UNH is on track to be included in the Dividend Champions index, has increased its distribution at a double-digit compound annual growth rate over the past few years, and pays out approximately 50% of its earnings. Share buybacks are also substantial, having reduced the share count by an average of nearly 1% as of Q1 2026.
UNH’s beta is very low at 0.64 over the trailing three years. Factors contributing to the low beta include the company's predictable cash flow, visible catalysts, and capital returns. Its shareholder base also includes a high percentage of long-term, buy-and-hold investors.
Despite recent woes, analysts have maintained a Moderate Buy consensus for UNH stock. The story in mid-2026 is that price targets are rising again, signaling a reversal in this market. Institutional activity is also robust, with institutions owning approximately 88% of the shares and accumulating for seven consecutive quarters.
Brookfield Corporation: The Crown Jewel of Real Asset Investing
Brookfield Corporation (NYSE: BN) is the crown jewel of real asset investing and the world’s largest alternative investment corporation. Real assets are tangible investments such as commodities, natural resources, real estate, and infrastructure. They are an asset class in their own right, attractive for their intrinsic value, inflation resistance, and cash-generating qualities. The company operates in three segments, providing exposure to wealth management, insurance services, and direct asset ownership.
Among Brookfield’s attractions are its cash-generating qualities and capital returns. The dividend is barely more than a token at a 0.6% yield, but it's complemented by share buybacks. The latest authorization is worth up to 10% of the share count, with trailing-12-month activity reducing the count by approximately 0.65% as of Q1.
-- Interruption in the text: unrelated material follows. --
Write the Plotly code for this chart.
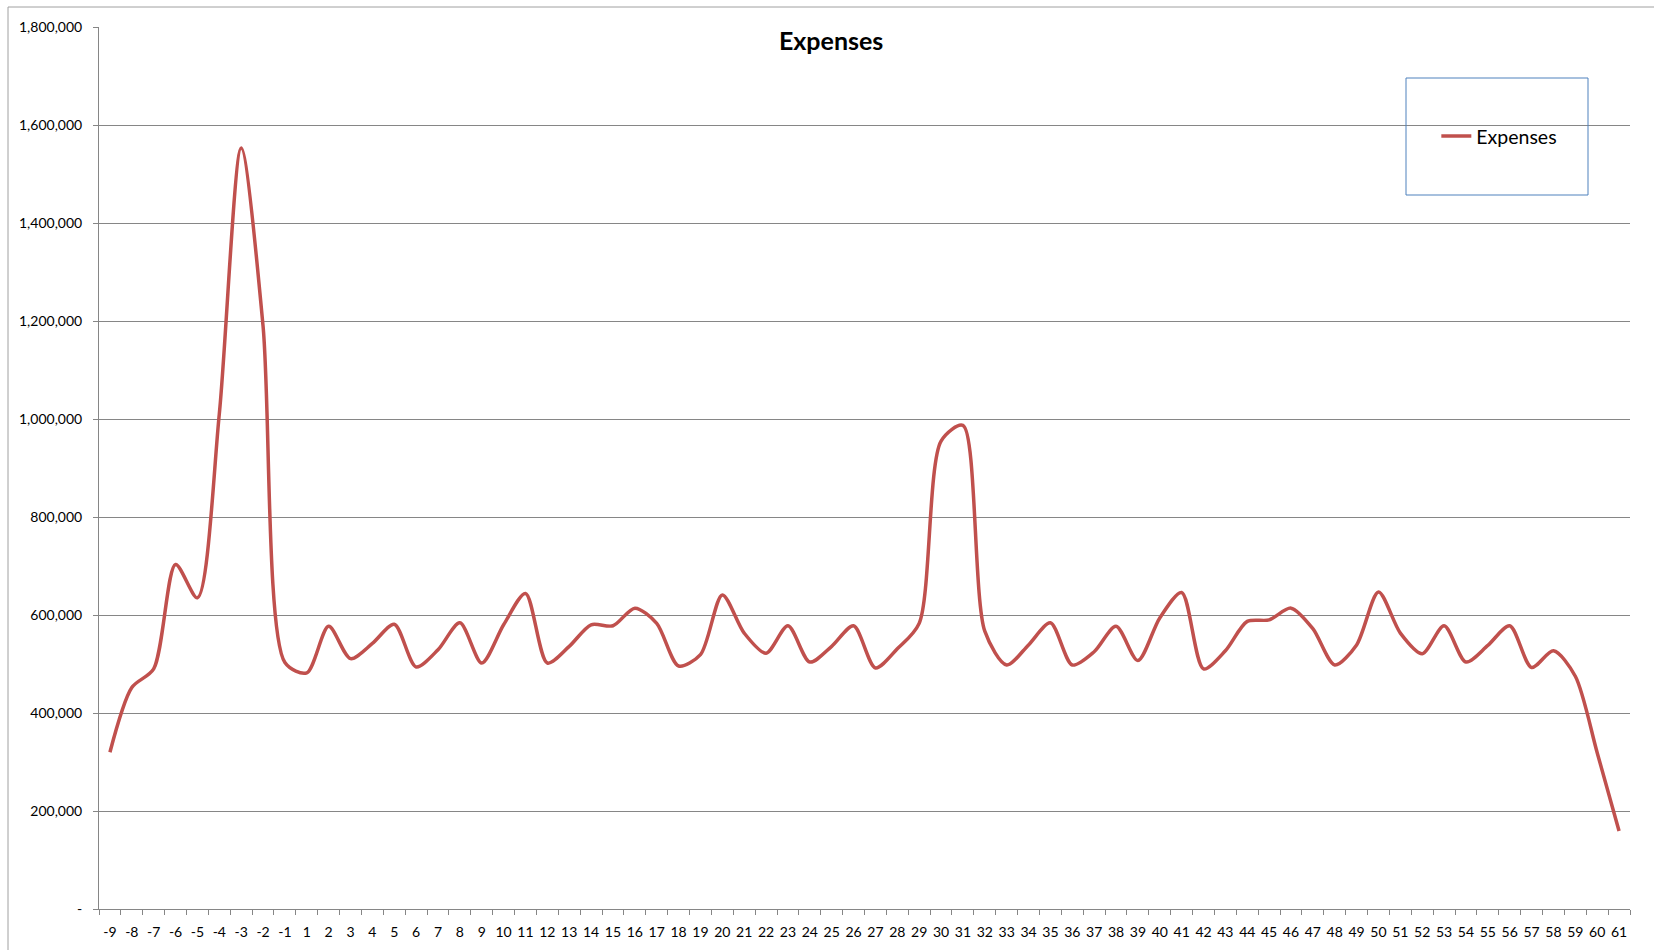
import plotly.graph_objects as go

categories = [str(i) for i in range(-9, 0)] + [str(i) for i in range(1, 62)]

expenses = [
    320000, 452000, 490000, 703000, 635000, 1010000, 1553000, 1190000, 503000,   # -9 .. -1
    482000, 577000, 511000, 542000, 581000, 494000, 529000, 584000, 502000, 580000,  # 1..10
    644000, 502000, 536000, 580000, 578000, 614000, 583000, 496000, 519000, 641000,  # 11..20
    563000, 522000, 578000, 504000, 536000, 578000, 492000, 531000, 583000, 955000,  # 21..30
    987000, 567000, 498000, 539000, 584000, 498000, 525000, 577000, 507000, 594000,  # 31..40
    646000, 490000, 527000, 587000, 590000, 614000, 572000, 498000, 539000, 647000,  # 41..50
    563000, 521000, 578000, 504000, 538000, 578000, 493000, 527000, 475000, 319000,  # 51..60
    159000,                                                                           # 61
]

y_tickvals = list(range(0, 1800001, 200000))
y_ticktext = ["-"] + [f"{v:,}" for v in y_tickvals[1:]]

FONT = "Lato, Carlito, Calibri, sans-serif"

fig = go.Figure()
fig.add_trace(go.Scatter(
    x=categories, y=expenses, name="Expenses", mode="lines",
    line=dict(color="#C0504D", width=3.5, shape="spline", smoothing=0.8),
))

fig.update_layout(
    width=1654, height=950,
    margin=dict(l=99, r=24, t=27, b=41, autoexpand=False),
    paper_bgcolor="white", plot_bgcolor="white",
    font=dict(family=FONT, color="#000000"),
    title=dict(text="<b>Expenses</b>", x=0.5025, xanchor="center", y=0.957, yanchor="middle",
               font=dict(size=25, family=FONT, color="#000000")),
    showlegend=True,
    legend=dict(x=0.8735, y=0.876, xanchor="left", yanchor="middle",
                bgcolor="rgba(0,0,0,0)", borderwidth=0,
                font=dict(size=19.5, family=FONT, color="#000000")),
    xaxis=dict(type="category", categoryorder="array", categoryarray=categories,
               range=[-0.5, len(categories) - 0.5],
               showgrid=False, showline=True, linecolor="#868686", linewidth=1,
               ticks="outside", tickson="boundaries", ticklen=5, tickcolor="#868686",
               tickangle=0, automargin=False, ticklabelstandoff=10,
               tickfont=dict(size=14, family=FONT, color="#000000"), zeroline=False),
    yaxis=dict(range=[0, 1800000], tickvals=y_tickvals, ticktext=y_ticktext,
               showgrid=True, gridcolor="#868686", gridwidth=1,
               showline=True, linecolor="#868686", linewidth=1,
               ticks="outside", ticklen=5, tickcolor="#868686", automargin=False,
               ticklabelstandoff=8,
               tickfont=dict(size=14, family=FONT, color="#000000"), zeroline=False),
    shapes=[
        # legend box
        dict(type="rect", xref="paper", yref="paper",
             x0=(1406 - 99) / 1531, x1=(1588 - 99) / 1531,
             y0=1 - (195 - 27) / 882, y1=1 - (78 - 27) / 882,
             line=dict(color="#4F81BD", width=1), fillcolor="rgba(0,0,0,0)", layer="above"),
        # outer chart-area border (top and left visible)
        dict(type="rect", xref="paper", yref="paper",
             x0=(8 - 99) / 1531, x1=1.2, y0=-0.3, y1=1 + (27 - 7) / 882,
             line=dict(color="#A0A0A0", width=1), fillcolor="rgba(0,0,0,0)", layer="below"),
    ],
)

fig.write_html("out.html", config={"displayModeBar": False},
               post_script="document.body.style.margin='0';")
Brookfield is not a low-beta stock, as it is exposed to commodity price swings and geopolitical risks. However, it is viewed as a safe haven because of its tangible assets, inflation-linked cash flow, and substantial fee-based management business. That combination provides steady, predictable cash flow, enabling business growth, financial strength, and capital return.
American Electric Power: Monopolizing Cash Flow and Capital Return Safety
Utility companies are traditional safe-haven plays with heavily regulated, entrenched businesses. Operators like American Electric Power (NYSE: AEP) provide stable, steady income, reliable yields, and growth opportunities. Not only is the U.S. power grid old and ailing, in need of updating, but demand is growing and expected to remain strong in the coming years. Data centers are only part of the story, as growth in the household and business sectors is also at play.
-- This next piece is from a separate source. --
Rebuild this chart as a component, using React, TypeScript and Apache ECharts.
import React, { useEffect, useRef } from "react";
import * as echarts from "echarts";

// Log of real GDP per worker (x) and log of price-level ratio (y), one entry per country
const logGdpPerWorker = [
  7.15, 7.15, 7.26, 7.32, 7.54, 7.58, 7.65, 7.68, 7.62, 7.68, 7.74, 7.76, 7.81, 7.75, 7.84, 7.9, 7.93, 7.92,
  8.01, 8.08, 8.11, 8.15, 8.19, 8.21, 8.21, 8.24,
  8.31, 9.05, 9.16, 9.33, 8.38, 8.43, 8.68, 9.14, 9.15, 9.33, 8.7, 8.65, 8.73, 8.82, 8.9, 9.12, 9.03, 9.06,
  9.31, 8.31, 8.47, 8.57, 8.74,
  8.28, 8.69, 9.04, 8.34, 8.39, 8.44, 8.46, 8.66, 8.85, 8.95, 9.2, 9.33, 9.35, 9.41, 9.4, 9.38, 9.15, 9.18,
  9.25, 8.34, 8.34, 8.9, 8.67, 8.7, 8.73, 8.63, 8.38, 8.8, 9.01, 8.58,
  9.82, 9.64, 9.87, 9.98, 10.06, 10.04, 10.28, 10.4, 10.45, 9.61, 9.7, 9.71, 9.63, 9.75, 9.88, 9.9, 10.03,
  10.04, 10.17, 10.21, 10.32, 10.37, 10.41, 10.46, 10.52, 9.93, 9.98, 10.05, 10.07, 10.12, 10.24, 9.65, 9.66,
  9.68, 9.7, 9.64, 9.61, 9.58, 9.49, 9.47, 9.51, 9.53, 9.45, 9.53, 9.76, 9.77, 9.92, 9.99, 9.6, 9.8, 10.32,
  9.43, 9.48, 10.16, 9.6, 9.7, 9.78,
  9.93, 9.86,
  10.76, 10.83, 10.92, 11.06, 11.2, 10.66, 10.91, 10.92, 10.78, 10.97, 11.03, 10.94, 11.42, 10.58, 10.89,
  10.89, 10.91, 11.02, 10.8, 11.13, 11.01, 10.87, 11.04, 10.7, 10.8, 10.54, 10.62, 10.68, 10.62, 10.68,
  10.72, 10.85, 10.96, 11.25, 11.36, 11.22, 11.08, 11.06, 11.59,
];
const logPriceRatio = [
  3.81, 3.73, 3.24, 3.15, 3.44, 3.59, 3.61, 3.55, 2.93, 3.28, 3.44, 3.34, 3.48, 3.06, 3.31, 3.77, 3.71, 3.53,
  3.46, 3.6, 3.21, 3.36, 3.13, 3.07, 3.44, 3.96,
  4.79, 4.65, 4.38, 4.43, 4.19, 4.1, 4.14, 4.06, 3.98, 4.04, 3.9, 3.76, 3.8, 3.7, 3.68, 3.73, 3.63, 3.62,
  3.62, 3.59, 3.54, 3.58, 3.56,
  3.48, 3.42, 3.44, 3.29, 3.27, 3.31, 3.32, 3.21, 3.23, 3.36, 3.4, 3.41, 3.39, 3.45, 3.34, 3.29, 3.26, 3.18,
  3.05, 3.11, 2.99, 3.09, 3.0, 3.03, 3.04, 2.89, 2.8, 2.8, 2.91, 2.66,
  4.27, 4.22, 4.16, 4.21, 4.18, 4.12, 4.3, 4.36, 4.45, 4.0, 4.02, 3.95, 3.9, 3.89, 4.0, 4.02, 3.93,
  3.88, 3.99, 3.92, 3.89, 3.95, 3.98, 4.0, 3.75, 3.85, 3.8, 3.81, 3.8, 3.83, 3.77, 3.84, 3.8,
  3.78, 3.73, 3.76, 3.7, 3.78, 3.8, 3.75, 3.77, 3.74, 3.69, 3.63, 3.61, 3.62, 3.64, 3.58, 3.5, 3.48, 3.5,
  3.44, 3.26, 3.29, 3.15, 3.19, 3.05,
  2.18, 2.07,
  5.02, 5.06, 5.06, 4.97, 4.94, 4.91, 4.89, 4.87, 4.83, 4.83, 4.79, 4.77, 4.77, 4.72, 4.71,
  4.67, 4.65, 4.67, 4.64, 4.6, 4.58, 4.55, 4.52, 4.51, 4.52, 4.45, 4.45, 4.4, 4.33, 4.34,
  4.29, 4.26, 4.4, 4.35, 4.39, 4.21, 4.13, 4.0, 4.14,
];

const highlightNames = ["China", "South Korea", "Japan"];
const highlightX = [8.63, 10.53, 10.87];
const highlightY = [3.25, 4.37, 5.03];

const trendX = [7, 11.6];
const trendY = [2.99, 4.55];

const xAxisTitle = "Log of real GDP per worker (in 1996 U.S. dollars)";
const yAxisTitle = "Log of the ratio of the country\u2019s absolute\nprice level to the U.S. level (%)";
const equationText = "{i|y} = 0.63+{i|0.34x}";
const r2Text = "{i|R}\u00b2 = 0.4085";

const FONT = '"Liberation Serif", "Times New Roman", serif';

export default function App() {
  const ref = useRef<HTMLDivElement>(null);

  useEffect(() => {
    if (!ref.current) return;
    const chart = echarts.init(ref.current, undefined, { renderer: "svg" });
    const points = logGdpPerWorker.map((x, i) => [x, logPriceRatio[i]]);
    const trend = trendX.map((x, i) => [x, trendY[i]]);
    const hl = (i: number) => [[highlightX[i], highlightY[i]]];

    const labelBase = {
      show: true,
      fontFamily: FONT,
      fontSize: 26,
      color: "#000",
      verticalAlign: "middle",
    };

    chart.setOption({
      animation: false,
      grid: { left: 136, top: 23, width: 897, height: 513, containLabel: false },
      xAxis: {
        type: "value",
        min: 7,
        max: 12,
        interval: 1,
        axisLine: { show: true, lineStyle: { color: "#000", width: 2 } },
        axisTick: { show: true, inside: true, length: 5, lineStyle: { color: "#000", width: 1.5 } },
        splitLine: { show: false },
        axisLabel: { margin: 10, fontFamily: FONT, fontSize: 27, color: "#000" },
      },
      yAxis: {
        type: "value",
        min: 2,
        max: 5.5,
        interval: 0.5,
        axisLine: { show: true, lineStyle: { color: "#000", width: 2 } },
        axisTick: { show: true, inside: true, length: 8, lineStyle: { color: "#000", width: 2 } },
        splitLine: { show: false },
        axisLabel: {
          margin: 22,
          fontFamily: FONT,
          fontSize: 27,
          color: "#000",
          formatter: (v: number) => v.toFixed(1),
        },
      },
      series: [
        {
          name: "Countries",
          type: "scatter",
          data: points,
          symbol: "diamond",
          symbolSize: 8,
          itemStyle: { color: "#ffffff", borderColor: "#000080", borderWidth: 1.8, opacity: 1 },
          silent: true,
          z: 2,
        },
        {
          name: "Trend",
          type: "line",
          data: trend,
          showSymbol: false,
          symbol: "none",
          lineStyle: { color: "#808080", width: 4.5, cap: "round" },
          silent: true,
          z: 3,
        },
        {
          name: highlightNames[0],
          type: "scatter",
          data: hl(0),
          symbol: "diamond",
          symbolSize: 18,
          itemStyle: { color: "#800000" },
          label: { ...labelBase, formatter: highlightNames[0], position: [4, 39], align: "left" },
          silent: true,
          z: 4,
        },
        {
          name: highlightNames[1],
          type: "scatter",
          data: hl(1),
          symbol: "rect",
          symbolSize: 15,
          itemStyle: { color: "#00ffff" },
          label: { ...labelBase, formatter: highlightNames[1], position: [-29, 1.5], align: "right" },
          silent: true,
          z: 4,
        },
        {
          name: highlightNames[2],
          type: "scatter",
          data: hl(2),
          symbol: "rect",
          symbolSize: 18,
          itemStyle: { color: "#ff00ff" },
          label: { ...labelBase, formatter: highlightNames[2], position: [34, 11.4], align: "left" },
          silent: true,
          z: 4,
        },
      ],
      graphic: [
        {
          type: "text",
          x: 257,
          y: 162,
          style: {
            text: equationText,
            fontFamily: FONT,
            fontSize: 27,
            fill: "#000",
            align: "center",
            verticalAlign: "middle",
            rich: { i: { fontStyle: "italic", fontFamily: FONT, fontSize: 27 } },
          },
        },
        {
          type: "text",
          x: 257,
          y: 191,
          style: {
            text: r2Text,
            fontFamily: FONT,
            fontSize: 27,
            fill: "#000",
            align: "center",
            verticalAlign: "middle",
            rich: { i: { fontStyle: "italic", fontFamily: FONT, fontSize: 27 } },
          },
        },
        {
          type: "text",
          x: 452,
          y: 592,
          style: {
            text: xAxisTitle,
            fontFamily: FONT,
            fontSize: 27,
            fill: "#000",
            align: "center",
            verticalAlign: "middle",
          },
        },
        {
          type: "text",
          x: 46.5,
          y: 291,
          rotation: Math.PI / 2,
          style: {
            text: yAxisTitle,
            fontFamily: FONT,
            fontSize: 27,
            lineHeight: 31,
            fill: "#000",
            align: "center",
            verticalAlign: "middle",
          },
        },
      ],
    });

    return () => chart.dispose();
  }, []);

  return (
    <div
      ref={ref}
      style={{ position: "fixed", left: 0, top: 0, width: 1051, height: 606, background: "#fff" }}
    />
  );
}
American Electric Power provides a strong dividend, yielding nearly 3% as of late Q2 2026. The payout ratio is a bit high, at over 60%, but that is only when compared with average companies. Utilities such as AEP, with highly visible and relatively unimpeded cash flows, tend to sustain a larger portion of earnings in payouts. Regulation means rising costs can be offset by higher prices, which is a catalyst in the industry today.
AEP’s stock beta is approximately 0.53, reflecting price action that is only about half as volatile as the average stock. Fundamentally, AEP is in an uptrend, supported by rising demand and plans to expand capacity, which have analysts buzzing. In their view, datacenter demand changes the story from humdrum utility to a high-growth story with legs.